What about a brief introduction to the street art typology? In the next few paragraphs you’ll get to know the main genres/topics of street art, of course presented with the amazing examples found in Budapest. We’ll be focused mainly on the topic, but it will be marked whether you see stencil, graffiti, tag, mural or – you’ll be surprised – sticker as a work of art.
The first kind of street art would be the
strongly political, like this stencil, probably criticising the cultural policy of the Hungarian government. Observing the walls and pavements and poles of a city is really a good way to get an insight of what’s going on in the country, what are the hottest issues in the public discourse or simply what makes the street artists or a social group they represent to open their mouth.
Political street art can also refer to
global issues, such as tolerance and gender equality – like this graffiti found at Filatorigát, the outskirts of Budapest. With the globalized mass media even those issues which are not specifically affecting the local society can appear among the topics of street art.
Besides these artworks with strong and clear social/political messages you can find ones reflecting everyday reality, or the caracteristics of postmodern urban culture – citylife.To illustrate what do we think of
see this ironical stencil showing CCTV in operation and making you stop to think for a moment that you are being observed practically every day in your citylife.

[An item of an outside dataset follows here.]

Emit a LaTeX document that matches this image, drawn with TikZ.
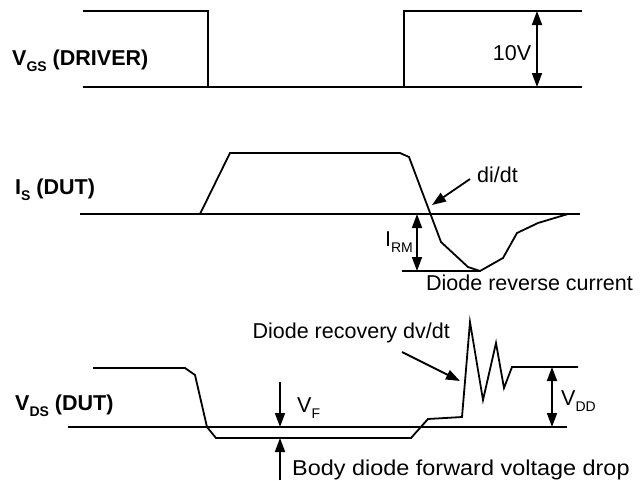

But who says street art cannot be “just” to make you feel better in your living environment? There are people who don’t just enjoy, but also act for a livable city. Colorful City, the first association in Hungary which colors public spaces made
this mural at the very heart of Budapest, on the walls of a former firefighter station. These big projects in most of the cases are being supported financially by the authorities of the given district of the city, who by now have realized that there are no negative aspects whatsoever of letting the artists create.
One doesn’t have to think of and to look up at huge things to get amused by the creativity. In fact, like the following examples show, it’s more than enough to focus on where you step or where you take a turn while reaching your destination.
We suppose not just coffee addicts smile when they notice this heading to school or work…
…and we hope at least some of you smiled when you noticed this after leaving the Quaestura office for student affairs at Gerlóczy street.:)
And finally let’s talk about the odd ones of the walls, poles, fences, and street furnitures. Would you consider this
tag on the wall of an old building saying “We want middle-sized Hungary!” as street art, or rather vandalism?
And what about the stickers which are made by mass production
and are put on different objects all around the city? Can they be considered a unique artwork, or they are just sometimes(!) clever and witty advertisements?
Well, this question is to be answered by you – if street art has been given the freedom to show itself for everybody, the observer has to be given the freedom to decide whether to consider it art or not. This little introduction – without keeping it secret – tries to prove you the first.
We’ll come again soon. Till then: don’t forget to look around!